Le modernisme fut un phénomène majeur du catholicisme du xxe s. : la critique mise en oeuvre par des chercheurs, en particulier en exégèse et en histoire, mais pas seulement, fut soupçonnée par le magistère de l'Église de ruiner les fondamentaux de la foi. Rome procéda à une condamnation assez brutale, par le décret Lamentabili et l'encyclique Pascendi, en 1907 ; s'ensuivirent une surveillance et une répression tout aussi rudes de savants et d'intellectuels dont les écrits ne correspondaient pas en tout point aux canons romains.
Ce fut avant tout une crise intellectuelle. Est-elle aussi bien connue des historiens que ne l'énonce la 4e p. de couverture ? Cela n'est peut-être pas aussi assuré. Certains fonds d'archives ne sont ouverts que depuis peu ; par ailleurs, on connaît plus les condamnés que les condamnants que l'on commence à pouvoir étudier de plus près. Une étude approfondie du cas Loisy, par G. Losito et C. Arnold, montre notamment que le dominicain Esser fut moins agressif à l'égard du Français qu'on ne le pensait jusqu'à présent, et qu'il s'attacha entre autres à ce que les droits de la défense soient respectés au mieux.

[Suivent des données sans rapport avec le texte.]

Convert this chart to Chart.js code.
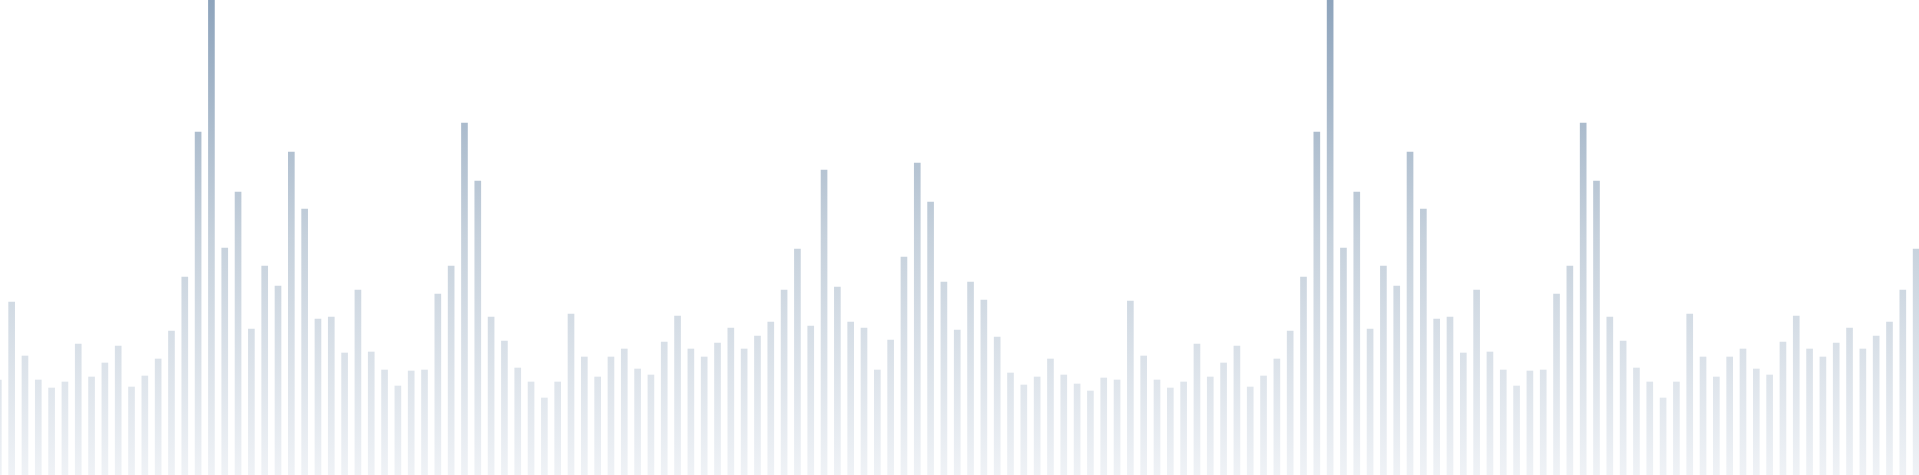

Mais le modernisme ne se réduisit pas à une question d'ordre purement intellectuel. Ceux qui s'engagèrent dans la voie de la critique moderne avaient aussi leurs préoccupations plus « spirituelles ». Les auteurs du présent recueil ont dès lors tenté d'approcher la manière dont plusieurs protagonistes (Loisy, Bremond, Tyrrell, von Hügel, Houtin, Blondel), soit seuls, soit en rapport avec la pensée d'autres savants, envisageaient leur travail critique en relation avec la foi. D'autres contributeurs ont privilégié une approche que je qualifierais de plus globale, permettant de mieux saisir ces aspects spirituels. Ce qui me paraît ressortir principalement de ces études, c'est que tous ces personnages inscrivaient leur démarche rationnelle dans une réflexion plus large sur la foi chrétienne et ne se limitaient pas à la critique ou à la construction de systèmes. Ils étaient, si on peut s'exprimer ainsi, des « croyants » (ce qui ne veut pas dire des « crédules » ou des naïfs, et n'exclut pas que d'aucuns aient abandonné la foi), désireux de comprendre les ressorts du religieux inscrit en chaque homme. Un Bremond fut sans doute un cas typique : son Histoire littéraire du sentiment religieux en France n'était pas qu'oeuvre d'érudition, mais cette histoire était un bon moyen de montrer que le religieux - chrétien en l'occurrence - pouvait prendre bien des chemins différents sans pour autant être « hérétique » et qu'il pouvait rejoindre le divin. Qu'il me soit permis de citer, pour mieux faire comprendre mon propos, quelques phrases du bollandiste Delehaye (qui fut lui aussi pris dans les rets romains) dans une lettre de 1906 adressée à son Provincial à propos de Tyrrell au moment où celui-ci était dans les pires difficultés : « Ne vous semble-t-il pas (…) qu'il y a quelque mérite à essayer de parler des choses religieuses (je souligne) avec des formules appropriées à l'intelligence contemporaine, sur laquelle, visiblement, la vieille théologie n'a plus de prise ? N'aurait-on pas dû savoir gré au p. Tyrrell de l'avoir essayé, et de l'avoir fait souvent avec un succès incontestable, alors que tant d'autres chez nous, permettez-moi l'expression, rabâchent de vieilles choses que personne ne prend plus au sérieux ? »
Un regret. N'aurait-il pas été intéressant d'étudier de près les positions en la matière d'un Lagrange ou d'un Duchesne ? N'étaient-ils pas intéressés par cette approche plus « spirituelle », même si, dans le cas du second, court la légende qu'il ne s'intéressa que de (très) loin aux enjeux de la crise moderniste ?
Un « régal ». Ce terme n'appartient pas exactement au genre recension. J'en use pourtant car les auteurs nous font connaître, avec grande finesse, des personnalités qui ne manquaient pas de qualité ! - B. Joassart s.j.